Esta intervenção, a par com a não intervenção mais cedo, tem consequências. Umas o Presidente já as assumiu: o seu comportamento pode-lhe "causar custos pessoais". Outras deverão ser mais pesadas, pois sai ferido deste processo numa altura em que sabe que terá de continuar a lidar com um primeiro-ministro em que, manifestamente, não confia.
Quanto ao PS, pela voz de Pedro Silva Pereira, este decidiu assumir o conflito. O que significa que esta história não acaba aqui - muito longe disso. Não são boas notícias para o país, sobretudo no momento que vive.

José Manuel Fernandes
Director do Público



6 comentários:

Anónimo disse...

O PR pirou...

Anónimo disse...

Cavaco Silva mostrou que é um bom pistoleiro, mas como dizia o falecido Agostinho da Silva (o pensador e ensaísta, não estou a falar daquele que quer poleiro na Câmara pra ver se engorda outra vez... ele que fique lá com o seu Mar, de preferência no fundo:

"Falar sem pensar é como atirar sem apontar..."

Creio que desta vez levou um tiro no próprio pé.
Olha me em que confusão te metes te Cavaquito. Os teus tempos de Primeiro Ministro já acabaram... e por este andar os de Presidente vão pelo mesmo caminho.
Então não quiseste falar antes das eleições - pensavas que a velha ganhava não era - esqueceste q estamos ainda em período de eleições, então vai de lanchar umas larachas pra ver ganham nas câmaras, pra depois dizeres que o Governo não tem condições...
OLHA QUE O POVO JÁ NÃO É TODO BURRO E CEGO... ASSIM É QUE TE COLAS MESMO AO PPD (... se é q alguma vez te descolaste!)

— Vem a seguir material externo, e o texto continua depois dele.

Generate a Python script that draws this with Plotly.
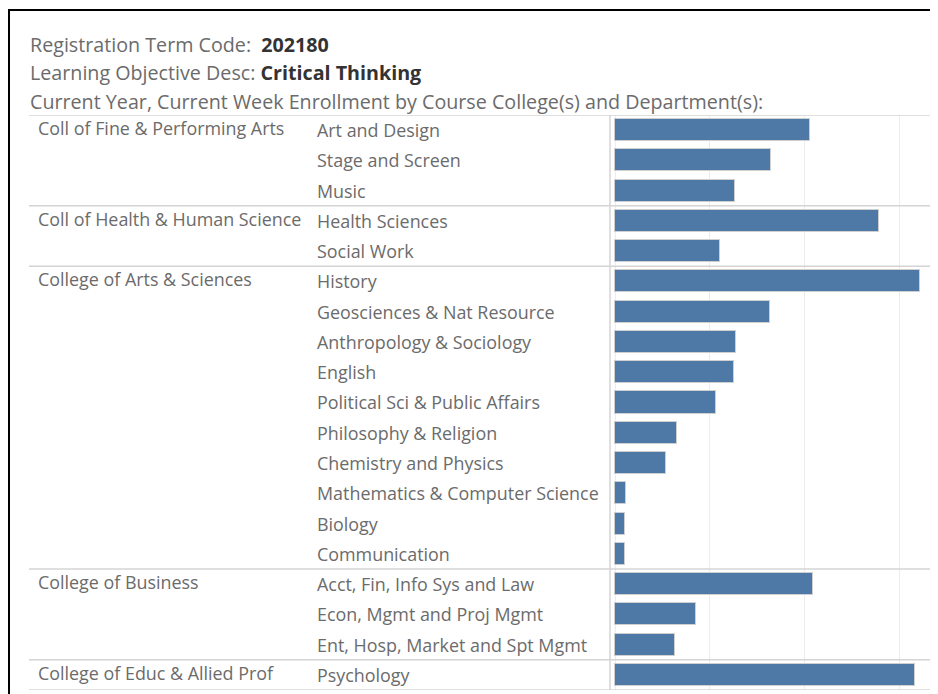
import plotly.graph_objects as go

W, H = 930, 686
OFF = 8  # page body margin

colleges = ["Coll of Fine & Performing Arts", "Coll of Health & Human Science",
            "College of Arts & Sciences", "College of Business", "College of Educ & Allied Prof"]
college_sizes = [3, 2, 10, 3, 1]
departments = ["Art and Design", "Stage and Screen", "Music",
               "Health Sciences", "Social Work",
               "History", "Geosciences & Nat Resource", "Anthropology & Sociology", "English",
               "Political Sci & Public Affairs", "Philosophy & Religion", "Chemistry and Physics",
               "Mathematics & Computer Science", "Biology", "Communication",
               "Acct, Fin, Info Sys and Law", "Econ, Mgmt and Proj Mgmt", "Ent, Hosp, Market and Spt Mgmt",
               "Psychology"]
enrollment = [412, 330, 254, 558, 222, 644, 328, 256, 252, 214, 130, 108, 24, 21, 21, 418, 171, 126, 634]

term_code = "202180"
objective = "Critical Thinking"

FONT = "Open Sans"
GRAY = "#6b6b6b"
DARK = "#333333"

def px(x):
    return (x - OFF) / W

def py(y):
    return 1 - (y - OFF) / H

n = len(departments)
idx = list(range(n))

fig = go.Figure()
fig.add_trace(go.Bar(
    x=enrollment, y=idx, orientation="h", width=0.73,
    marker=dict(color="#4e79a7", line=dict(color="#cfcfcf", width=1)),
    hoverinfo="skip", showlegend=False,
))

annotations = []
hdr = dict(xref="paper", yref="paper", xanchor="left", yanchor="middle", showarrow=False,
           font=dict(family=FONT, size=19.7, color=GRAY))
annotations.append(dict(text=f"Registration Term Code:  <span style='color:{DARK}'><b>{term_code}</b></span>",
                        x=px(28), y=py(44), **hdr))
annotations.append(dict(text=f"Learning Objective Desc: <span style='color:{DARK}'><b>{objective}</b></span>",
                        x=px(28), y=py(72), **hdr))
annotations.append(dict(text="Current Year, Current Week Enrollment by Course College(s) and Department(s):",
                        x=px(28), y=py(101), **hdr))

# department labels
for i, d in enumerate(departments):
    annotations.append(dict(text=d, x=px(315), y=i, xref="paper", yref="y", xanchor="left",
                            yanchor="middle", showarrow=False,
                            font=dict(family=FONT, size=17.9, color=GRAY)))
# college labels
start = 0
boundaries = [-0.5]
for c, s in zip(colleges, college_sizes):
    annotations.append(dict(text=c, x=px(36), y=start - 0.07, xref="paper", yref="y", xanchor="left",
                            yanchor="middle", showarrow=False,
                            font=dict(family=FONT, size=17.9, color=GRAY)))
    start += s
    boundaries.append(start - 0.5)

shapes = []
for b in boundaries:
    shapes.append(dict(type="line", xref="paper", yref="y", x0=px(29), x1=px(935), y0=b, y1=b,
                       line=dict(color="#d4d4d4", width=1.5)))
for xv in (610, 935):
    shapes.append(dict(type="line", xref="paper", yref="y", x0=px(xv), x1=px(xv), y0=-0.5, y1=n - 0.5,
                       line=dict(color="#d4d4d4", width=1.5)))
# outer frame
shapes.append(dict(type="rect", xref="paper", yref="paper", x0=px(9), x1=1.05, y0=-0.05, y1=py(10),
                   line=dict(color="black", width=2)))

fig.update_layout(
    width=W, height=H, margin=dict(l=0, r=0, t=0, b=0),
    paper_bgcolor="white", plot_bgcolor="white",
    xaxis=dict(domain=[px(610), px(935)], range=[-10.6, 675.8], showgrid=True, dtick=200,
               gridcolor="#ececec", gridwidth=1, zeroline=False, showticklabels=False, ticks="",
               fixedrange=True),
    yaxis=dict(domain=[py(690), py(115)], range=[n - 0.5, -0.5], showgrid=False, zeroline=False,
               showticklabels=False, ticks="", fixedrange=True),
    annotations=annotations, shapes=shapes, bargap=0,
)

fig.write_html("out.html")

Ai Cavaquito cavaquito...Tamos lixados contigo

Socras "il specialle" disse...

porreiro pá...

seixomirense disse...

Como Alberto joão Jardim referiu, isto é um país de doidos.

Mao disse...

01.10.2009 - 16h49 Lusa
O secretário-geral do PS, José Sócrates, esteve cerca de 45 minutos reunido com o Presidente da República e à saída limitou-se a dizer aos jornalistas que “foi uma boa conversa”.

Próxima polémica: de onde vai partir a fuga de informação

Amanhã, se não for hoje, vamos saber tudo o que se passou naquela sala durante 45 minutos. A polémica vai estalar outra vez sobre quem foi o autor da fuga de informação. Estiveram os dois sozinhos lá dentro? É que se estiveram, quem contar cá para fora estará mesmo a «esticar a corda».
Para já, Sócrates chegou com 20 minutos de atraso. Que é para verem quem manda aqui... ahahahhah

Carlos Monteiro disse...

O Presidente da República não disse nada de essencial para o esclarecimento da história das escutas. Ou seja, acabou por pouco dizer e ainda menos esclarecer, o que significa que a história das escutas não passou de uma invenção de assessores da presidência, como toda a gente supunha. Daí a declaração atabalhoada do Presidente assente em «interpretações pessoais» e escamoteando o facto principal que desencadeou a «história». Não se percebe porque deixou esta trapalhada para depois das eleições, visto que para não dizer nada, também poderia ter falado antes.
O homem que nunca se engana e raramente tem dúvidas, fez o pleno das críticas dos comentadores e fragilizou-se ainda mais. Bem pode dizer que "Portugal está primeiro" e tentar justificar-se que não consegue iludir o essencial: esta polémica resulta apenas de o PR não ser capaz de desfazer sem tibiezas nem artifícios um problema montado por um dos seus assessores.